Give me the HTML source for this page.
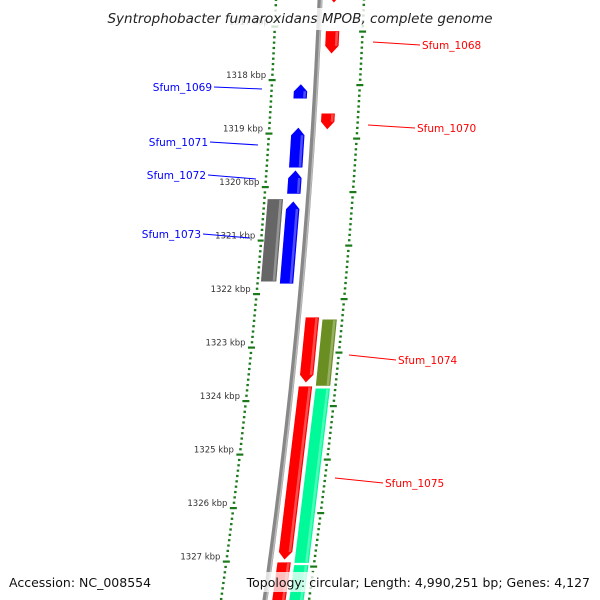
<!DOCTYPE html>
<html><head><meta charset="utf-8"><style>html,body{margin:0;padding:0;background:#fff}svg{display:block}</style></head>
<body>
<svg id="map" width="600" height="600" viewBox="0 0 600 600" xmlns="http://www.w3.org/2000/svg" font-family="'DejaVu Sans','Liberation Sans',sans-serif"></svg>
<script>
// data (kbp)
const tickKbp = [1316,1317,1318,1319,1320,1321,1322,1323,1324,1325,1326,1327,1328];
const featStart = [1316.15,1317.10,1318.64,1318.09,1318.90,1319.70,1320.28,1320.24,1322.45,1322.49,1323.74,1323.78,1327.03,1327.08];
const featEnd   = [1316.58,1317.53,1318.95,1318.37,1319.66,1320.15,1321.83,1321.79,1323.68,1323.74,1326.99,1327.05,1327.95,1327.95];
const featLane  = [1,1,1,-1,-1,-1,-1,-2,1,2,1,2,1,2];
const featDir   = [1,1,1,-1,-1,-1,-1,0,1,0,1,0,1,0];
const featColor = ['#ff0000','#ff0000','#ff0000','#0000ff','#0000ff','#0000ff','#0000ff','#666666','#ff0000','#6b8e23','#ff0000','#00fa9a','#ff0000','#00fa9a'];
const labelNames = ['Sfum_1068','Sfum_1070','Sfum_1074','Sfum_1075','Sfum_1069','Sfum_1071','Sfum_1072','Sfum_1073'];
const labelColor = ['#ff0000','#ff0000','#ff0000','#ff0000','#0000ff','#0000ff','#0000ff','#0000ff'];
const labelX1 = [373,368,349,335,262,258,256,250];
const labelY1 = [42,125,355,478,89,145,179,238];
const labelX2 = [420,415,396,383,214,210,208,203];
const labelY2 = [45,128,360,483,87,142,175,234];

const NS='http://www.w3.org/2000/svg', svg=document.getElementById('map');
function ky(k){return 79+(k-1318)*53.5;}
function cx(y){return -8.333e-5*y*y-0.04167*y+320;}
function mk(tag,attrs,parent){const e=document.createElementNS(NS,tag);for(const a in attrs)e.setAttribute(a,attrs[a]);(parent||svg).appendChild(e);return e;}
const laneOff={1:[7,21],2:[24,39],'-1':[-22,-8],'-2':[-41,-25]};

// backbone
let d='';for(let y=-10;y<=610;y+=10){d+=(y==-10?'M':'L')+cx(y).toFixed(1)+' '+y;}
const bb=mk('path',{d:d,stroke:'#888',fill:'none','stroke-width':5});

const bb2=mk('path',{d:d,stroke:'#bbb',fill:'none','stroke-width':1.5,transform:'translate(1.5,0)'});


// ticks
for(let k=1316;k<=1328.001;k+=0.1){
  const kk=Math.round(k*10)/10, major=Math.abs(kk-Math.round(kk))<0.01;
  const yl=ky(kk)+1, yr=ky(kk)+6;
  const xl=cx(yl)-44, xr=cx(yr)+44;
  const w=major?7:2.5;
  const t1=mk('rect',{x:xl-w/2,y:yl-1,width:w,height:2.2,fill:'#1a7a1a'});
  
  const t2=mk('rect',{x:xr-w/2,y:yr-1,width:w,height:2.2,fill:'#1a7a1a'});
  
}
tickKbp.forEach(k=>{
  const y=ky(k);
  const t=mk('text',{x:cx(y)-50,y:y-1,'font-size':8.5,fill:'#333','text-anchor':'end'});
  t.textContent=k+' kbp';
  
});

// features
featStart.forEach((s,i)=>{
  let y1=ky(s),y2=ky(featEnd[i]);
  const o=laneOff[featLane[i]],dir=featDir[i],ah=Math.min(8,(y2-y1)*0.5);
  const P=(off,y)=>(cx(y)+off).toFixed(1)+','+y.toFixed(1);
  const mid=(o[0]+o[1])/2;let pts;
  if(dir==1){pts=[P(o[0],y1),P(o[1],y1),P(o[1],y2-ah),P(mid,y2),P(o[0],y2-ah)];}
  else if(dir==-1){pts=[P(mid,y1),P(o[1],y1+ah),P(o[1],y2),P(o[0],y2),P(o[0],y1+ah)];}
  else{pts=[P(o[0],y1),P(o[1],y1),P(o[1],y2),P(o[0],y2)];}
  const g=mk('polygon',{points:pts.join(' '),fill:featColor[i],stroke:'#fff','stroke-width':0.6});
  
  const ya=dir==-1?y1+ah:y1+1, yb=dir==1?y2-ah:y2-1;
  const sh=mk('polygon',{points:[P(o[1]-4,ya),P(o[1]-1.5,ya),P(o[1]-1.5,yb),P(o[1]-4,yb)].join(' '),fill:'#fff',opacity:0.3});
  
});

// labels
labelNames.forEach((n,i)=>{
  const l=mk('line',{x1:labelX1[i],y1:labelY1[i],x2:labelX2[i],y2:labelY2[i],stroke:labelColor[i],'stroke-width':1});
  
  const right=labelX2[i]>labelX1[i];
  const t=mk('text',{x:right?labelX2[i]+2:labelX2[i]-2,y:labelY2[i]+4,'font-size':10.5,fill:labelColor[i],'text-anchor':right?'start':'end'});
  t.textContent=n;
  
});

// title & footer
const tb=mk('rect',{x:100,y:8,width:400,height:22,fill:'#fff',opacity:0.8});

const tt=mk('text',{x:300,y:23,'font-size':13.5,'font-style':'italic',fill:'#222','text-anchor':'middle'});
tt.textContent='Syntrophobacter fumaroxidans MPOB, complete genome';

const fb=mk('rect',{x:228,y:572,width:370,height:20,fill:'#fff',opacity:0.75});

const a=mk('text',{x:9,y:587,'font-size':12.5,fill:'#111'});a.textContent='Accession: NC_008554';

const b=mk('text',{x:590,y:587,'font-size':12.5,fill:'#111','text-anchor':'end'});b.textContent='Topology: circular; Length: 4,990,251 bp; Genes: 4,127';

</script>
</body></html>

+---+

**What you have to do**: Without the pictures, write out the whole listing above exactly as it appears.

**Solution**:
Give me the HTML source for this page.
<!DOCTYPE html>
<html><head><meta charset="utf-8"><style>html,body{margin:0;padding:0;background:#fff}svg{display:block}</style></head>
<body>
<svg id="map" width="600" height="600" viewBox="0 0 600 600" xmlns="http://www.w3.org/2000/svg" font-family="'DejaVu Sans','Liberation Sans',sans-serif"></svg>
<script>
// data (kbp)
const tickKbp = [1316,1317,1318,1319,1320,1321,1322,1323,1324,1325,1326,1327,1328];
const featStart = [1316.15,1317.10,1318.64,1318.09,1318.90,1319.70,1320.28,1320.24,1322.45,1322.49,1323.74,1323.78,1327.03,1327.08];
const featEnd   = [1316.58,1317.53,1318.95,1318.37,1319.66,1320.15,1321.83,1321.79,1323.68,1323.74,1326.99,1327.05,1327.95,1327.95];
const featLane  = [1,1,1,-1,-1,-1,-1,-2,1,2,1,2,1,2];
const featDir   = [1,1,1,-1,-1,-1,-1,0,1,0,1,0,1,0];
const featColor = ['#ff0000','#ff0000','#ff0000','#0000ff','#0000ff','#0000ff','#0000ff','#666666','#ff0000','#6b8e23','#ff0000','#00fa9a','#ff0000','#00fa9a'];
const labelNames = ['Sfum_1068','Sfum_1070','Sfum_1074','Sfum_1075','Sfum_1069','Sfum_1071','Sfum_1072','Sfum_1073'];
const labelColor = ['#ff0000','#ff0000','#ff0000','#ff0000','#0000ff','#0000ff','#0000ff','#0000ff'];
const labelX1 = [373,368,349,335,262,258,256,250];
const labelY1 = [42,125,355,478,89,145,179,238];
const labelX2 = [420,415,396,383,214,210,208,203];
const labelY2 = [45,128,360,483,87,142,175,234];

const NS='http://www.w3.org/2000/svg', svg=document.getElementById('map');
function ky(k){return 79+(k-1318)*53.5;}
function cx(y){return -8.333e-5*y*y-0.04167*y+320;}
function mk(tag,attrs,parent){const e=document.createElementNS(NS,tag);for(const a in attrs)e.setAttribute(a,attrs[a]);(parent||svg).appendChild(e);return e;}
const laneOff={1:[7,21],2:[24,39],'-1':[-22,-8],'-2':[-41,-25]};

// backbone
let d='';for(let y=-10;y<=610;y+=10){d+=(y==-10?'M':'L')+cx(y).toFixed(1)+' '+y;}
const bb=mk('path',{d:d,stroke:'#888',fill:'none','stroke-width':5});

const bb2=mk('path',{d:d,stroke:'#bbb',fill:'none','stroke-width':1.5,transform:'translate(1.5,0)'});


// ticks
for(let k=1316;k<=1328.001;k+=0.1){
  const kk=Math.round(k*10)/10, major=Math.abs(kk-Math.round(kk))<0.01;
  const yl=ky(kk)+1, yr=ky(kk)+6;
  const xl=cx(yl)-44, xr=cx(yr)+44;
  const w=major?7:2.5;
  const t1=mk('rect',{x:xl-w/2,y:yl-1,width:w,height:2.2,fill:'#1a7a1a'});
  
  const t2=mk('rect',{x:xr-w/2,y:yr-1,width:w,height:2.2,fill:'#1a7a1a'});
  
}
tickKbp.forEach(k=>{
  const y=ky(k);
  const t=mk('text',{x:cx(y)-50,y:y-1,'font-size':8.5,fill:'#333','text-anchor':'end'});
  t.textContent=k+' kbp';
  
});

// features
featStart.forEach((s,i)=>{
  let y1=ky(s),y2=ky(featEnd[i]);
  const o=laneOff[featLane[i]],dir=featDir[i],ah=Math.min(8,(y2-y1)*0.5);
  const P=(off,y)=>(cx(y)+off).toFixed(1)+','+y.toFixed(1);
  const mid=(o[0]+o[1])/2;let pts;
  if(dir==1){pts=[P(o[0],y1),P(o[1],y1),P(o[1],y2-ah),P(mid,y2),P(o[0],y2-ah)];}
  else if(dir==-1){pts=[P(mid,y1),P(o[1],y1+ah),P(o[1],y2),P(o[0],y2),P(o[0],y1+ah)];}
  else{pts=[P(o[0],y1),P(o[1],y1),P(o[1],y2),P(o[0],y2)];}
  const g=mk('polygon',{points:pts.join(' '),fill:featColor[i],stroke:'#fff','stroke-width':0.6});
  
  const ya=dir==-1?y1+ah:y1+1, yb=dir==1?y2-ah:y2-1;
  const sh=mk('polygon',{points:[P(o[1]-4,ya),P(o[1]-1.5,ya),P(o[1]-1.5,yb),P(o[1]-4,yb)].join(' '),fill:'#fff',opacity:0.3});
  
});

// labels
labelNames.forEach((n,i)=>{
  const l=mk('line',{x1:labelX1[i],y1:labelY1[i],x2:labelX2[i],y2:labelY2[i],stroke:labelColor[i],'stroke-width':1});
  
  const right=labelX2[i]>labelX1[i];
  const t=mk('text',{x:right?labelX2[i]+2:labelX2[i]-2,y:labelY2[i]+4,'font-size':10.5,fill:labelColor[i],'text-anchor':right?'start':'end'});
  t.textContent=n;
  
});

// title & footer
const tb=mk('rect',{x:100,y:8,width:400,height:22,fill:'#fff',opacity:0.8});

const tt=mk('text',{x:300,y:23,'font-size':13.5,'font-style':'italic',fill:'#222','text-anchor':'middle'});
tt.textContent='Syntrophobacter fumaroxidans MPOB, complete genome';

const fb=mk('rect',{x:228,y:572,width:370,height:20,fill:'#fff',opacity:0.75});

const a=mk('text',{x:9,y:587,'font-size':12.5,fill:'#111'});a.textContent='Accession: NC_008554';

const b=mk('text',{x:590,y:587,'font-size':12.5,fill:'#111','text-anchor':'end'});b.textContent='Topology: circular; Length: 4,990,251 bp; Genes: 4,127';

</script>
</body></html>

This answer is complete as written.